What is asked: Repeat every record below exactly, leaving out the pictures.

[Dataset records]
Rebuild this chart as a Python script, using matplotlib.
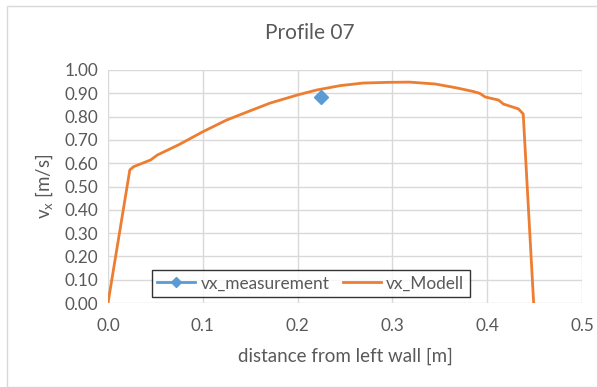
import matplotlib
matplotlib.use("Agg")
import matplotlib.pyplot as plt
from matplotlib.patches import Rectangle
from matplotlib.lines import Line2D

title = "Profile 07"
x_label = "distance from left wall [m]"
y_label = r"v$_\mathregular{x}$ [m/s]"

meas_x = [0.225]
meas_y = [0.884]

model_x = [0, 0.023, 0.027, 0.045, 0.052, 0.075, 0.1, 0.125, 0.15, 0.171, 0.2, 0.22,
           0.245, 0.269, 0.295, 0.318, 0.345, 0.368, 0.385, 0.392, 0.398, 0.412, 0.417,
           0.433, 0.438, 0.449]
model_y = [0, 0.571, 0.585, 0.614, 0.635, 0.68, 0.735, 0.785, 0.825, 0.858, 0.893, 0.914,
           0.933, 0.944, 0.947, 0.948, 0.94, 0.923, 0.908, 0.90, 0.884, 0.871, 0.854,
           0.833, 0.811, 0.0]

x_ticks = [0.0, 0.1, 0.2, 0.3, 0.4, 0.5]
y_ticks = [0.0, 0.1, 0.2, 0.3, 0.4, 0.5, 0.6, 0.7, 0.8, 0.9, 1.0]

plt.rcParams['font.family'] = ['Lato', 'DejaVu Sans']
W, H = 597, 387
fig = plt.figure(figsize=(W/100, H/100), dpi=100)
fig.patches.append(Rectangle((7/W, 0), 1, 1 - 6/H, transform=fig.transFigure,
                             fill=False, edgecolor='#d9d9d9', linewidth=1))
ax = fig.add_axes([108/W, 1 - 303/H, 474/W, 233/H])
blue = '#5B9BD5'
orange = '#ED7D31'
ax.plot(model_x, model_y, color=orange, linewidth=2, zorder=3)
ax.plot(meas_x, meas_y, color=blue, linewidth=2, marker='D', markersize=7, zorder=4)

ax.set_xlim(0, 0.5)
ax.set_ylim(0, 1.0)
ax.set_xticks(x_ticks)
ax.set_xticklabels([f"{v:.1f}" for v in x_ticks])
ax.set_yticks(y_ticks)
ax.set_yticklabels([f"{v:.2f}" for v in y_ticks])
ax.grid(True, color='#d9d9d9', linewidth=1)
ax.set_axisbelow(True)
for s in ax.spines.values():
    s.set_visible(False)
ax.tick_params(length=0, labelsize=12.3, labelcolor='#595959', pad=7)
ax.tick_params(axis='x', pad=11)

fig.text(310/W, 1 - 33/H, title, ha='center', va='center', fontsize=15, color='#595959')
fig.text(345/W, 1 - 356/H, x_label, ha='center', va='center', fontsize=13.5, color='#595959')
fig.text(44/W, 1 - 186/H, y_label, ha='center', va='center', rotation=90, fontsize=13.5, color='#595959')

handles = [Line2D([0], [0], color=blue, linewidth=2, marker='D', markersize=5),
           Line2D([0], [0], color=orange, linewidth=2)]
leg = ax.legend(handles, ['vx_measurement', 'vx_Modell'], loc='center',
                bbox_to_anchor=(0.428, 0.084), ncol=2, frameon=True, fancybox=False,
                edgecolor='black', fontsize=12.4, handlelength=2.2, columnspacing=0.8,
                borderpad=0.32, handletextpad=0.3, borderaxespad=0)
leg.get_frame().set_linewidth(1)
for t in leg.get_texts():
    t.set_color('#595959')
fig.savefig("out.png", dpi=100)
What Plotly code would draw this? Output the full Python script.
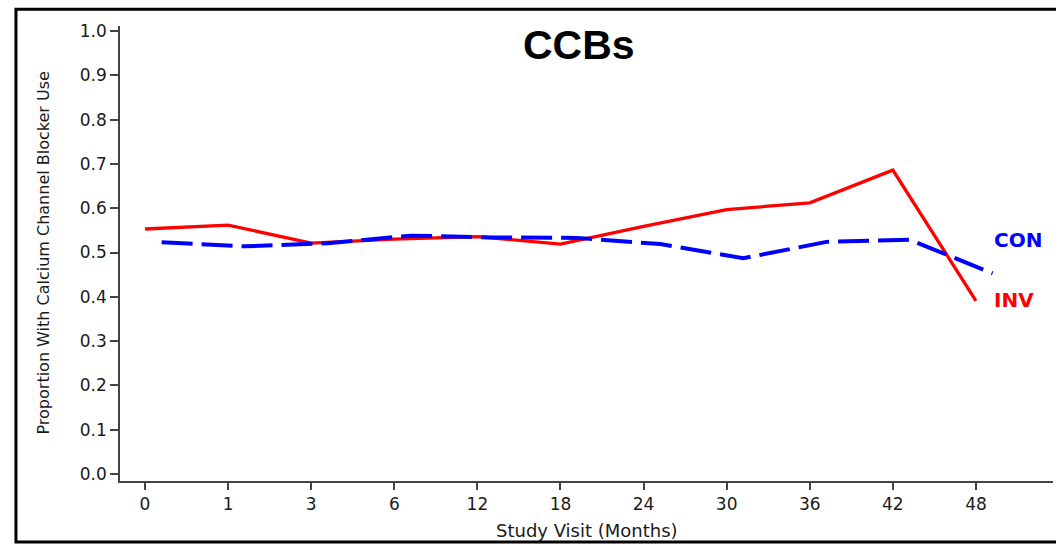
import plotly.graph_objects as go

# Study visits (months) and proportion of participants using calcium channel blockers
visits = ["0", "1", "3", "6", "12", "18", "24", "30", "36", "42", "48"]
inv_values = [0.553, 0.562, 0.521, 0.530, 0.536, 0.519, 0.559, 0.597, 0.612, 0.686, 0.391]
con_values = [0.523, 0.514, 0.521, 0.538, 0.534, 0.533, 0.519, 0.487, 0.524, 0.529, 0.453]
y_ticks = [0.0, 0.1, 0.2, 0.3, 0.4, 0.5, 0.6, 0.7, 0.8, 0.9, 1.0]

positions = list(range(len(visits)))
con_shift = 0.2  # CON series drawn slightly to the right of each visit
con_positions = [p + con_shift for p in positions]

fig = go.Figure()
fig.add_trace(go.Scatter(
    x=positions, y=inv_values, mode="lines", name="INV",
    line=dict(color="#ff0000", width=3.3),
))
fig.add_trace(go.Scatter(
    x=con_positions, y=con_values, mode="lines", name="CON",
    line=dict(color="#0000ff", width=4, dash="31px,9px"),
))

tick_font = dict(family="DejaVu Sans", size=17, color="#1a1a1a")
axis_col = "#444444"

fig.update_layout(
    width=1056, height=544,
    margin=dict(l=120, r=3, t=26, b=63),
    paper_bgcolor="white", plot_bgcolor="white",
    showlegend=False,
    xaxis=dict(
        range=[-0.301, 10.927],
        tickmode="array", tickvals=positions, ticktext=visits,
        showgrid=False, zeroline=False,
        showline=True, linecolor=axis_col, linewidth=1.5,
        ticks="outside", ticklen=7, tickwidth=1.5, tickcolor=axis_col,
        tickfont=tick_font,
    ),
    yaxis=dict(
        range=[-0.0158, 1.0113],
        tickmode="array", tickvals=y_ticks,
        ticktext=[f"{v:.1f}" for v in y_ticks],
        showgrid=False, zeroline=False,
        showline=True, linecolor=axis_col, linewidth=1.5,
        ticks="outside", ticklen=8, tickwidth=1.5, tickcolor=axis_col,
        tickfont=tick_font,
    ),
    shapes=[dict(
        type="rect", xref="paper", yref="paper",
        x0=-0.1115, x1=1.1, y0=-0.134, y1=1.037,
        line=dict(color="black", width=3), fillcolor="rgba(0,0,0,0)",
        layer="above",
    )],
    annotations=[
        dict(text="<b>CCBs</b>", xref="paper", yref="paper", x=0.492, y=0.958,
             xanchor="center", yanchor="middle", showarrow=False,
             font=dict(family="Liberation Sans", size=41, color="black")),
        dict(text="<b>CON</b>", xref="paper", yref="paper", x=0.9345, y=0.5297,
             xanchor="left", yanchor="middle", showarrow=False,
             font=dict(family="DejaVu Sans", size=20, color="#0000ff")),
        dict(text="<b>INV</b>", xref="paper", yref="paper", x=0.9345, y=0.3978,
             xanchor="left", yanchor="middle", showarrow=False,
             font=dict(family="DejaVu Sans", size=20, color="#ff0000")),
        dict(text="Proportion With Calcium Channel Blocker Use", xref="paper", yref="paper",
             x=-0.0825, y=0.5, xanchor="center", yanchor="middle", textangle=-90,
             showarrow=False, font=dict(family="DejaVu Sans", size=16, color="#1a1a1a")),
        dict(text="Study Visit (Months)", xref="paper", yref="paper",
             x=0.5005, y=-0.109, xanchor="center", yanchor="middle",
             showarrow=False, font=dict(family="DejaVu Sans", size=18, color="#1a1a1a")),
    ],
)

fig.write_html("out.html")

Completed task:
Rebuild this chart as a Python script, using matplotlib.
import matplotlib
matplotlib.use("Agg")
import matplotlib.pyplot as plt
from matplotlib.patches import Rectangle
from matplotlib.lines import Line2D

title = "Profile 07"
x_label = "distance from left wall [m]"
y_label = r"v$_\mathregular{x}$ [m/s]"

meas_x = [0.225]
meas_y = [0.884]

model_x = [0, 0.023, 0.027, 0.045, 0.052, 0.075, 0.1, 0.125, 0.15, 0.171, 0.2, 0.22,
           0.245, 0.269, 0.295, 0.318, 0.345, 0.368, 0.385, 0.392, 0.398, 0.412, 0.417,
           0.433, 0.438, 0.449]
model_y = [0, 0.571, 0.585, 0.614, 0.635, 0.68, 0.735, 0.785, 0.825, 0.858, 0.893, 0.914,
           0.933, 0.944, 0.947, 0.948, 0.94, 0.923, 0.908, 0.90, 0.884, 0.871, 0.854,
           0.833, 0.811, 0.0]

x_ticks = [0.0, 0.1, 0.2, 0.3, 0.4, 0.5]
y_ticks = [0.0, 0.1, 0.2, 0.3, 0.4, 0.5, 0.6, 0.7, 0.8, 0.9, 1.0]

plt.rcParams['font.family'] = ['Lato', 'DejaVu Sans']
W, H = 597, 387
fig = plt.figure(figsize=(W/100, H/100), dpi=100)
fig.patches.append(Rectangle((7/W, 0), 1, 1 - 6/H, transform=fig.transFigure,
                             fill=False, edgecolor='#d9d9d9', linewidth=1))
ax = fig.add_axes([108/W, 1 - 303/H, 474/W, 233/H])
blue = '#5B9BD5'
orange = '#ED7D31'
ax.plot(model_x, model_y, color=orange, linewidth=2, zorder=3)
ax.plot(meas_x, meas_y, color=blue, linewidth=2, marker='D', markersize=7, zorder=4)

ax.set_xlim(0, 0.5)
ax.set_ylim(0, 1.0)
ax.set_xticks(x_ticks)
ax.set_xticklabels([f"{v:.1f}" for v in x_ticks])
ax.set_yticks(y_ticks)
ax.set_yticklabels([f"{v:.2f}" for v in y_ticks])
ax.grid(True, color='#d9d9d9', linewidth=1)
ax.set_axisbelow(True)
for s in ax.spines.values():
    s.set_visible(False)
ax.tick_params(length=0, labelsize=12.3, labelcolor='#595959', pad=7)
ax.tick_params(axis='x', pad=11)

fig.text(310/W, 1 - 33/H, title, ha='center', va='center', fontsize=15, color='#595959')
fig.text(345/W, 1 - 356/H, x_label, ha='center', va='center', fontsize=13.5, color='#595959')
fig.text(44/W, 1 - 186/H, y_label, ha='center', va='center', rotation=90, fontsize=13.5, color='#595959')

handles = [Line2D([0], [0], color=blue, linewidth=2, marker='D', markersize=5),
           Line2D([0], [0], color=orange, linewidth=2)]
leg = ax.legend(handles, ['vx_measurement', 'vx_Modell'], loc='center',
                bbox_to_anchor=(0.428, 0.084), ncol=2, frameon=True, fancybox=False,
                edgecolor='black', fontsize=12.4, handlelength=2.2, columnspacing=0.8,
                borderpad=0.32, handletextpad=0.3, borderaxespad=0)
leg.get_frame().set_linewidth(1)
for t in leg.get_texts():
    t.set_color('#595959')
fig.savefig("out.png", dpi=100)
What Plotly code would draw this? Output the full Python script.
import plotly.graph_objects as go

# Study visits (months) and proportion of participants using calcium channel blockers
visits = ["0", "1", "3", "6", "12", "18", "24", "30", "36", "42", "48"]
inv_values = [0.553, 0.562, 0.521, 0.530, 0.536, 0.519, 0.559, 0.597, 0.612, 0.686, 0.391]
con_values = [0.523, 0.514, 0.521, 0.538, 0.534, 0.533, 0.519, 0.487, 0.524, 0.529, 0.453]
y_ticks = [0.0, 0.1, 0.2, 0.3, 0.4, 0.5, 0.6, 0.7, 0.8, 0.9, 1.0]

positions = list(range(len(visits)))
con_shift = 0.2  # CON series drawn slightly to the right of each visit
con_positions = [p + con_shift for p in positions]

fig = go.Figure()
fig.add_trace(go.Scatter(
    x=positions, y=inv_values, mode="lines", name="INV",
    line=dict(color="#ff0000", width=3.3),
))
fig.add_trace(go.Scatter(
    x=con_positions, y=con_values, mode="lines", name="CON",
    line=dict(color="#0000ff", width=4, dash="31px,9px"),
))

tick_font = dict(family="DejaVu Sans", size=17, color="#1a1a1a")
axis_col = "#444444"

fig.update_layout(
    width=1056, height=544,
    margin=dict(l=120, r=3, t=26, b=63),
    paper_bgcolor="white", plot_bgcolor="white",
    showlegend=False,
    xaxis=dict(
        range=[-0.301, 10.927],
        tickmode="array", tickvals=positions, ticktext=visits,
        showgrid=False, zeroline=False,
        showline=True, linecolor=axis_col, linewidth=1.5,
        ticks="outside", ticklen=7, tickwidth=1.5, tickcolor=axis_col,
        tickfont=tick_font,
    ),
    yaxis=dict(
        range=[-0.0158, 1.0113],
        tickmode="array", tickvals=y_ticks,
        ticktext=[f"{v:.1f}" for v in y_ticks],
        showgrid=False, zeroline=False,
        showline=True, linecolor=axis_col, linewidth=1.5,
        ticks="outside", ticklen=8, tickwidth=1.5, tickcolor=axis_col,
        tickfont=tick_font,
    ),
    shapes=[dict(
        type="rect", xref="paper", yref="paper",
        x0=-0.1115, x1=1.1, y0=-0.134, y1=1.037,
        line=dict(color="black", width=3), fillcolor="rgba(0,0,0,0)",
        layer="above",
    )],
    annotations=[
        dict(text="<b>CCBs</b>", xref="paper", yref="paper", x=0.492, y=0.958,
             xanchor="center", yanchor="middle", showarrow=False,
             font=dict(family="Liberation Sans", size=41, color="black")),
        dict(text="<b>CON</b>", xref="paper", yref="paper", x=0.9345, y=0.5297,
             xanchor="left", yanchor="middle", showarrow=False,
             font=dict(family="DejaVu Sans", size=20, color="#0000ff")),
        dict(text="<b>INV</b>", xref="paper", yref="paper", x=0.9345, y=0.3978,
             xanchor="left", yanchor="middle", showarrow=False,
             font=dict(family="DejaVu Sans", size=20, color="#ff0000")),
        dict(text="Proportion With Calcium Channel Blocker Use", xref="paper", yref="paper",
             x=-0.0825, y=0.5, xanchor="center", yanchor="middle", textangle=-90,
             showarrow=False, font=dict(family="DejaVu Sans", size=16, color="#1a1a1a")),
        dict(text="Study Visit (Months)", xref="paper", yref="paper",
             x=0.5005, y=-0.109, xanchor="center", yanchor="middle",
             showarrow=False, font=dict(family="DejaVu Sans", size=18, color="#1a1a1a")),
    ],
)

fig.write_html("out.html")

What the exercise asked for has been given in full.